Saturday, August 1, 2015

OCD and how I spend my time

Lord Jesus,

Today was a day that I am just bored.  I have realized that I am in need to agree to my obsessive thoughts.   I hate having to fight or agree with the OCD, even with fictional thoughts.  I know I feel better, but I also realize that it takes enough strength to overcome these thoughts.  If only I had enough strength to overcome these thoughts.  I don't like to have these thoughts.  I have overcome some of these thoughts.  Help me and give the strength and know how when it comes to facing my fears.  I need Your guidance when it also comes to avoidance.  How can I overcome avoidance in all situations?  That has even been more difficult.  I am now afraid and I don't know what to do.  I feel drawn to those movies or those television shows or that music video.  I am drawn to them like a moth to a flame and that makes me anxious.  It is as if I don't know what to do.  I feel this way because I thought that is the way to cope but is it?  Should I avoid it further?

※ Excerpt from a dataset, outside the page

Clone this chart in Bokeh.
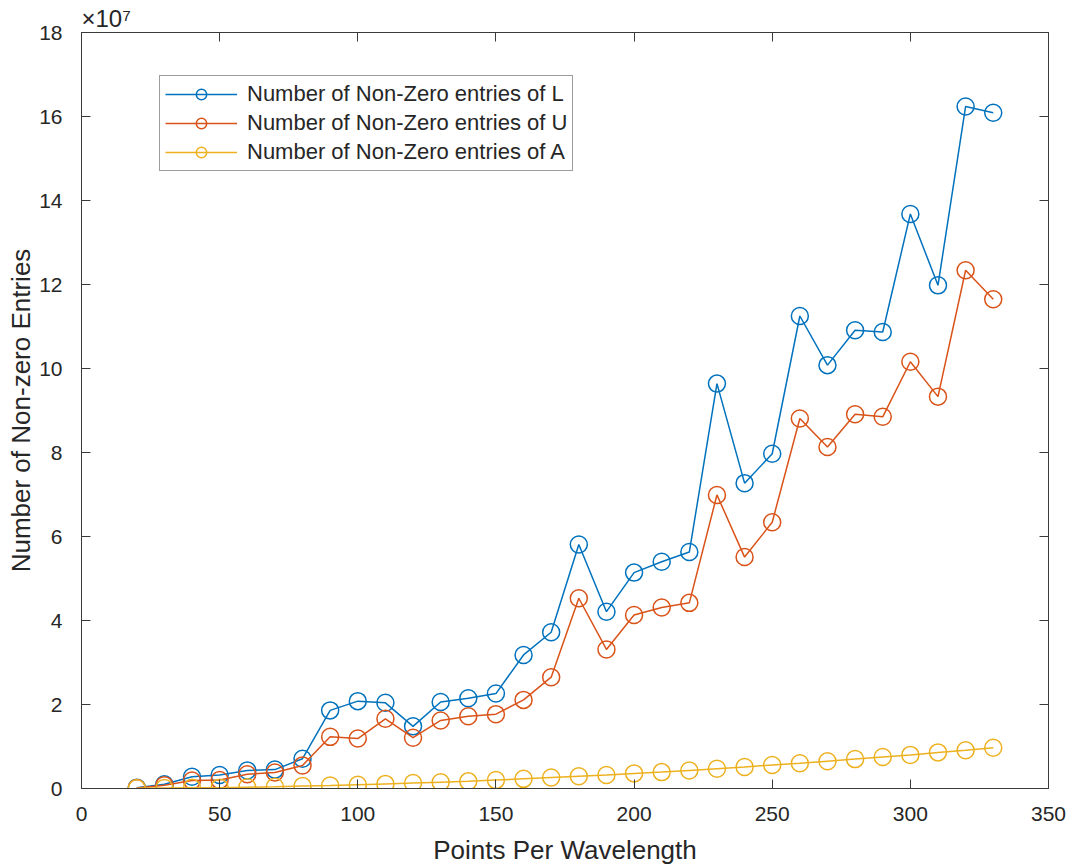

I am scared.  Help me for I am scared.  What do I need to do?  How do I overcome this?  I ask that You would give me clarity in this situation.  I need no one else but You.  Other people's opinions are only temporary help.  I need You.  Your word says be anxious for nothing but I cannot help but worry or being anxious. Give me the wisdom and peace of mind that I so desperately need right now.  Help me.  I need Your help.  I thank You that You are the Answer to my prayers.